Debbie works for The Kellogg Collection, and the English country sensibilities of the home furnishings and design company seem to have rubbed off. But rather than reproductions, the Schmidts favor real antiques, and their décor is an aggregate of valuable hand-me-downs from two families combined with the fruit of the couple's antique-hunting. In the living room, with its comfortable nubby green and gold upholstered couches, an antique French mahogany curio cabinet contains a collection of china cups and teapots from Debbie's family. Dominating one wall is a large oil painting of a three-masted sailing ship, which came from a Monkton estate sale. Debbie credits her old friend, Kay Ayres, who owns an interior design company in Ocean City, with much of the decorating.

When they dress up their home for the holidays, the Schmidts follow their established predilections, combining family heirlooms with traditional greens, garlands, and candles, peppered with some personal collections, like Debbie's snow globes, which she began collecting when her children were small. In the dining room, a small artificial tree displays sterling silver baby cups and napkin rings, many monogrammed, from both Debbie's and Ron's families.

For the Schmidts, decorating their home is all about family. The heirloom ornaments, says Debbie, "establish a tradition of talking about Christmases past." The holidays, she adds, "are a good time to stop and reminisce about the past and think ahead to the future." 

Ted Frankel moved to Baltimore in 2004 to expand and operate Sideshow, the gift shop at the American Visionary Art Museum (AVAM). The house, which he purchased from Jubilee Baltimore, the not-for-profit charged with helping to rejuvenate Baltimore neighborhoods, had been cut up into nine apartments, with nine kitchens and nine bathrooms. "One of the requirements was bringing it back to a single-family home," says Frankel, who describes it as "a house with good underwear."

Frankel lives in the house alone, but it is far from empty. He and his partner, Bill Gilmore, executive director of Baltimore Office of Promotion & the Arts, attend gallery openings, MICA student shows, yard sales, and flea markets, picking up unusual and sometimes prosaic objects that all seem at home in these fun-filled rooms. The two travel the world—to India, Haiti, and Mexico City—in search of treasures. Recent acquisitions: 10-foot painted canvases from India's Bollywood promoting American movies, including Sneakers with Robert Redford; a stack of original paintings used as cover art for detective novels from a street vendor in Mexico; the innards of a piano that Frankel found in the alley: "I thought it was beautiful. It will make a great sculpture. It is a sculpture."
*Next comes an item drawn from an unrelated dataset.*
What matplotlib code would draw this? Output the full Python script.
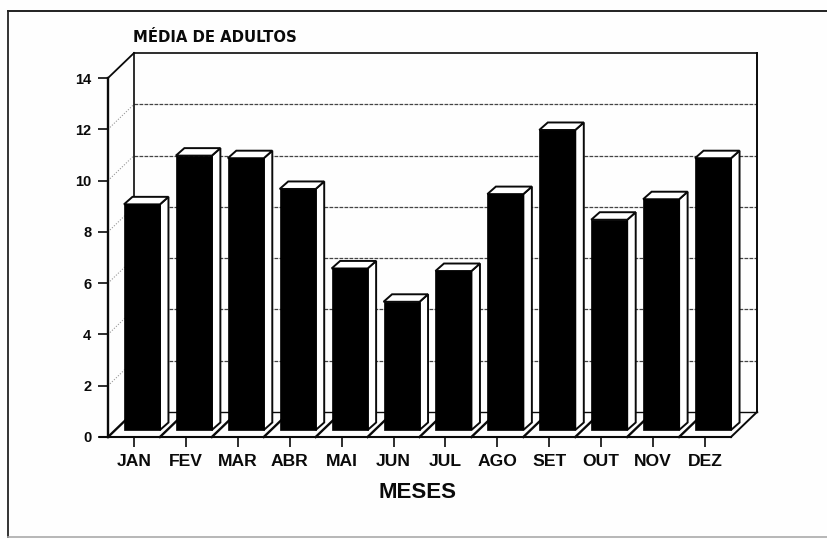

The house is so filled with decorative and playful objects that it's hard to tell where the holiday decorating begins. Thirty-foot strings of bows made from Nepalese candy wrappers cascade through the stairwell. But they're part of Frankel's everyday décor.

A few years back, Frankel's house was part of the Friends of Mt. Vernon Holly Tour, and he noticed that after walking through the rooms, upstairs and down, participants would plop down on the couches in the living room to talk about what they'd seen. "That, to me, is the definition of a welcoming home," he says. "Where people can walk through a stranger's house and then feel comfortable sitting around talking about it."

For the past few years, Frankel has decorated in time for a holiday party, which has grown to an open house with about 200 in attendance. Last year, he and Gilmore discouraged gifts, instead asking guests to bring art supplies—new or gently used. After the party, he delivered a van load to the organization Art with a Heart. This year, the couple is asking for children's books to donate to Baltimore Reads. The plan will likely be a relief to many of Frankel's guests: It would be quite a challenge to find a gift quirky enough to stand out in this place.